NHS Norfolk and Waveney received a letter from Healthwatch Norfolk, asking how NHS Norfolk and Waveney ICB and the wider health and care system is planning to respond to the recently announced right care, right person model.
Our response, with support from the wider health and care system, dated 23 June 2023, is included below.
Thank you for your letter. This is an important issue that we are going to work through as a system, alongside the work we need to do to improve mental health services, including crisis care. You make many good points and raise a lot of the things we are looking at. We are very mindful of the need to carefully plan how we implement this, so that we meet what is expected of us nationally, but that we do so in a way that will work in our local context.
Of course the aim of Right Care, Right Person is not stop the police from continuing to perform their key role of keeping people safe. Where there is a real and immediate risk to life or serious harm – whether that be a person seeking to harm themselves or to harm others – officers will respond swiftly as they currently do. But we need to get the implementation right. All partners are committed to working collaboratively and carefully together to implement the model and we will take our time to ensure that we plan for it properly.

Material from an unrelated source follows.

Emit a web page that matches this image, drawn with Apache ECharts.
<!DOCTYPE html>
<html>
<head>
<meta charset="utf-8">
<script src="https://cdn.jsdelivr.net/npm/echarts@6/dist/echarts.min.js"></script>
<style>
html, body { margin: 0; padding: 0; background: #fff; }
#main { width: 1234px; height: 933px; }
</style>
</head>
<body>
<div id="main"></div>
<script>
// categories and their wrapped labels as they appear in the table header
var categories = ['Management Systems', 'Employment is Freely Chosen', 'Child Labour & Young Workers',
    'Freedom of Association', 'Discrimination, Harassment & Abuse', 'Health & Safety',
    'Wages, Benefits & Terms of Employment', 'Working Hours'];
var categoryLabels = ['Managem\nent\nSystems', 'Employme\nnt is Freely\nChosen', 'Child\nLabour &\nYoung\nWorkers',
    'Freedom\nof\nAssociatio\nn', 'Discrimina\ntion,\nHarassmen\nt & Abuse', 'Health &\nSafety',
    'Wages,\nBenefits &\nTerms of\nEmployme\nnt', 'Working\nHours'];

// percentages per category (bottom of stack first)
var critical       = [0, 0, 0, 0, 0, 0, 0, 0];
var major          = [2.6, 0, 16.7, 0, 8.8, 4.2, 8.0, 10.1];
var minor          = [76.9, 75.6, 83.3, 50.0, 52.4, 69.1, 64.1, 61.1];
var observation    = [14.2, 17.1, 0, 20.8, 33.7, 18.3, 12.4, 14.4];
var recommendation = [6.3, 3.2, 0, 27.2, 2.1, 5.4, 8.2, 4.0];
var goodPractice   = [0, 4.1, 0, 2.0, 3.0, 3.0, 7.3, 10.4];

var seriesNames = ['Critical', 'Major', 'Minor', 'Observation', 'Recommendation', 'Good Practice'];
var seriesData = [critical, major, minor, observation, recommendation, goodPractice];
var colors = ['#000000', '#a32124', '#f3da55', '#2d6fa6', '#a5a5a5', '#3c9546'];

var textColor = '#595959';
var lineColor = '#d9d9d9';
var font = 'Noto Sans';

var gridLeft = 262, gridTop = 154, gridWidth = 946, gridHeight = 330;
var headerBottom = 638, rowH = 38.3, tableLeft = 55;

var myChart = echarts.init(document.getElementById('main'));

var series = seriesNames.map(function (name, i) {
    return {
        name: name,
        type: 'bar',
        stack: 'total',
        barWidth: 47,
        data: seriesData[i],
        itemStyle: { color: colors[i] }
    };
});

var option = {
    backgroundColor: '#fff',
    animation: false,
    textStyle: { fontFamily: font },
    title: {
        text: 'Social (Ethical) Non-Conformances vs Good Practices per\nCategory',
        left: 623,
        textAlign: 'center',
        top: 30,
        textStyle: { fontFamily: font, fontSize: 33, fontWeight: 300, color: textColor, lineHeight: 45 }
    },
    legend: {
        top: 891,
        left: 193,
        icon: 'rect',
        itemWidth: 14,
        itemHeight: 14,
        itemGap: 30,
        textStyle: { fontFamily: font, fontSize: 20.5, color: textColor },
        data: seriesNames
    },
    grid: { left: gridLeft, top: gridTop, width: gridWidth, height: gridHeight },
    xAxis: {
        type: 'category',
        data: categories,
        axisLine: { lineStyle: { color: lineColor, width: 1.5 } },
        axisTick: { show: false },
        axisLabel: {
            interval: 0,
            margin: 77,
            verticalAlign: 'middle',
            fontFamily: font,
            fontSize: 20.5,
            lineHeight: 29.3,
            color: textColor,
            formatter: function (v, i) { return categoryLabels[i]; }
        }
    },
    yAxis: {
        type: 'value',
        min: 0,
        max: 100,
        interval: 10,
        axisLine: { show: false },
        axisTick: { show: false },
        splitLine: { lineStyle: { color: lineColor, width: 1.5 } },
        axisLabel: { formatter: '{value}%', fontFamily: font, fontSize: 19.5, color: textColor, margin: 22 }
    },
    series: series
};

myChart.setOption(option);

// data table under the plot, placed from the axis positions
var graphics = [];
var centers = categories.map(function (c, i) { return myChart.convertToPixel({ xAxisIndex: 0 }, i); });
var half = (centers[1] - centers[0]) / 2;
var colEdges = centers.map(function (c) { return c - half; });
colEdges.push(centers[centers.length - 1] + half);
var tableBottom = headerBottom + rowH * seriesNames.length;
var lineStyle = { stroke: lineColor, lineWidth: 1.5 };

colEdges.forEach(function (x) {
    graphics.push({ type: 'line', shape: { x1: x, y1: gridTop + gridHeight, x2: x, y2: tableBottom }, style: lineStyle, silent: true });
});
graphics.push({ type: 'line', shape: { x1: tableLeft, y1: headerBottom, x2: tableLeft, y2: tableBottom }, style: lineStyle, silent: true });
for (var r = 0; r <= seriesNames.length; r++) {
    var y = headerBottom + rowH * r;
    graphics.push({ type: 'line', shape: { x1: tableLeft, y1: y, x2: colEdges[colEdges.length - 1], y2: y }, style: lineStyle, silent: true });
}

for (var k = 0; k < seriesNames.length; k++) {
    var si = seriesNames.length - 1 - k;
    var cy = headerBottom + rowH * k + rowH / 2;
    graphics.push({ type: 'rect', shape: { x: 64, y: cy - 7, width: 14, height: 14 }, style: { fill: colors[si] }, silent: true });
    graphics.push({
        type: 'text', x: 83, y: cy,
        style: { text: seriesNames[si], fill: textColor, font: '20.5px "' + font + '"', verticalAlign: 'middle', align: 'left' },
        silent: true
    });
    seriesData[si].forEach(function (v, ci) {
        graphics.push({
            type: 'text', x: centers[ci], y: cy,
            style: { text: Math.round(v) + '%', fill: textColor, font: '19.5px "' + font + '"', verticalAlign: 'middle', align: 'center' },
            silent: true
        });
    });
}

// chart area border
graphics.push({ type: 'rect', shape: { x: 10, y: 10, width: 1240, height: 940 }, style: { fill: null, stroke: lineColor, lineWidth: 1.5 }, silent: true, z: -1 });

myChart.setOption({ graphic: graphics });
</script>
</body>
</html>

The model won’t be introduced until later this year and it is being planned in phases.
On your point about involving people affected by mental ill health, their family members, carers and support networks, we have an independently facilitated lived experience reference group that we will work with on this. We are at the start of the work to implement the model locally, so we are also at the start of working with that group and planning how we will involve people.

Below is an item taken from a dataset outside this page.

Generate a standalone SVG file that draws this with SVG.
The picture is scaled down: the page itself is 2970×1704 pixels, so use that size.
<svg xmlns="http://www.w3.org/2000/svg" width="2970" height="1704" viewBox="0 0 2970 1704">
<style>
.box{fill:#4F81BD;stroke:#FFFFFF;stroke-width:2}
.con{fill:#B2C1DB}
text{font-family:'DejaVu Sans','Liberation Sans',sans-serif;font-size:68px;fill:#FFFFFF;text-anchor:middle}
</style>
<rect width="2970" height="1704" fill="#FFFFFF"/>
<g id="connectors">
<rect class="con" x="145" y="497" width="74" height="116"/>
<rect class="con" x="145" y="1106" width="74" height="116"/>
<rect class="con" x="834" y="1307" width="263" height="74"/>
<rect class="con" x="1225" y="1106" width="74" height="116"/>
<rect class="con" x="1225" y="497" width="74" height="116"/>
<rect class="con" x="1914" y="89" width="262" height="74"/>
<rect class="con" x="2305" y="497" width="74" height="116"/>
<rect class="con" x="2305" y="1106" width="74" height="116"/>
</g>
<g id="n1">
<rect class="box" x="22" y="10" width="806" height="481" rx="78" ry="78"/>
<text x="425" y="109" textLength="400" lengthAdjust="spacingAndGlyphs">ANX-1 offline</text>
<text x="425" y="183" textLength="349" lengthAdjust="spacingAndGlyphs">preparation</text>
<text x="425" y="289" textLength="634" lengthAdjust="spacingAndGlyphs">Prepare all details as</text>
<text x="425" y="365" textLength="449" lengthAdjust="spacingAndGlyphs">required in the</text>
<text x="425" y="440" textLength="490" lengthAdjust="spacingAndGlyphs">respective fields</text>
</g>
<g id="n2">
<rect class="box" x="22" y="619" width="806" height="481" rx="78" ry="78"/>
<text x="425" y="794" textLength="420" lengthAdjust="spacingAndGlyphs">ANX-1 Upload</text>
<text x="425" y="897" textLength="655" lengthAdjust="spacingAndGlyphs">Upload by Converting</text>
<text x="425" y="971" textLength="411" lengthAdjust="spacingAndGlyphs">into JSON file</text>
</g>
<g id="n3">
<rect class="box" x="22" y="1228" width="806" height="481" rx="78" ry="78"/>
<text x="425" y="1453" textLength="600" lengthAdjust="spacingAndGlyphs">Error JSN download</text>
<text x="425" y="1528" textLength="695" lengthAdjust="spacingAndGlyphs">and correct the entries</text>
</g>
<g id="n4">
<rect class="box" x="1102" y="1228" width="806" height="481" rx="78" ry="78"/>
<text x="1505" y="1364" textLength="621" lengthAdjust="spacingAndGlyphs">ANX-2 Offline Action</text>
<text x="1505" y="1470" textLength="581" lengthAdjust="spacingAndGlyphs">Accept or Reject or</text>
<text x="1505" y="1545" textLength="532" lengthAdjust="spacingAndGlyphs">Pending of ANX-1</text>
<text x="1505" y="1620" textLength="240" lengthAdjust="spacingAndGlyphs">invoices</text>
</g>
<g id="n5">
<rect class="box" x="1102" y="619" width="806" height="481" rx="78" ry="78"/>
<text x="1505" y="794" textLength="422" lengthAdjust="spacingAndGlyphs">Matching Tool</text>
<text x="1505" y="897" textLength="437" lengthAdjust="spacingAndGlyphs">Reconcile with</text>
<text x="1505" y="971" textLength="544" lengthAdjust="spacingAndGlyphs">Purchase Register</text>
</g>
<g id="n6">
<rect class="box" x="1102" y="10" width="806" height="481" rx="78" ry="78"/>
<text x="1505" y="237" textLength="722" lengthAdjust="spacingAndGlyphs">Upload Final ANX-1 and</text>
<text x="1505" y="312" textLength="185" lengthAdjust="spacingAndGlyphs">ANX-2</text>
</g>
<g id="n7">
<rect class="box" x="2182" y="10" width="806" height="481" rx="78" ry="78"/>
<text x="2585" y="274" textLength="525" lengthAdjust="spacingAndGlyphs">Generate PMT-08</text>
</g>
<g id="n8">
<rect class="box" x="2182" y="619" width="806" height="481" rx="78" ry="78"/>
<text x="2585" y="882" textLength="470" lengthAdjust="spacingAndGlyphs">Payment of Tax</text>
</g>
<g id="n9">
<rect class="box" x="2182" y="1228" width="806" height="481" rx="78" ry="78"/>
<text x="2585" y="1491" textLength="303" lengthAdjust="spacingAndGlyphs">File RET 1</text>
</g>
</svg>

As we are at the start of the work to implement the model, it is too early to be able to directly answer your first and second questions (and the constabulary will be better placed to answer your third question). What I think it is important to say is that effective crisis care is vital and we have made some important investments and changes to services. The opening of the five wellbeing hubs, the 24/7 crisis support telephone line / 111 mental health option and the two mental health joint response cars are all positive steps in the right direction, and there are more examples on our website of investments and changes we have made.
We have more to do, in particular to embed the changes we have made and to join-up crisis care, all of which we are working on at the moment. We haven’t seen the full benefit of the changes we have made yet. The cultural point I think is important here, building relationships between providers and making sure that everyone sees themselves as having responsibility for mental health, it is not just the role of NSFT. And of course it is worth noting that how well crisis services perform relates to how well the whole system is working, so it’s important to consider all the work we are doing to transform mental health care, including on prevention and community care.
It is also worth noting that the Department for Health and Social Care is working with NHS England on guidance for integrated care boards and mental health trusts, which is expected by the end of July 2023. So how we respond locally will need to take account of that guidance once it has been published.
Just on your point about communications around this, we certainly don’t want to cause stress or to worry people. This change was announced nationally, which naturally made people wonder what it would mean for them and for local services. We will do our best to make sure that our communications about this are clear and to reassure people as much as we can.
I am keen that you understand our proposed approach to doing this work and would welcome any thoughts you have, so I have asked our Acting Director for Mental Health Transformation to reach out to you – they would be very happy to meet.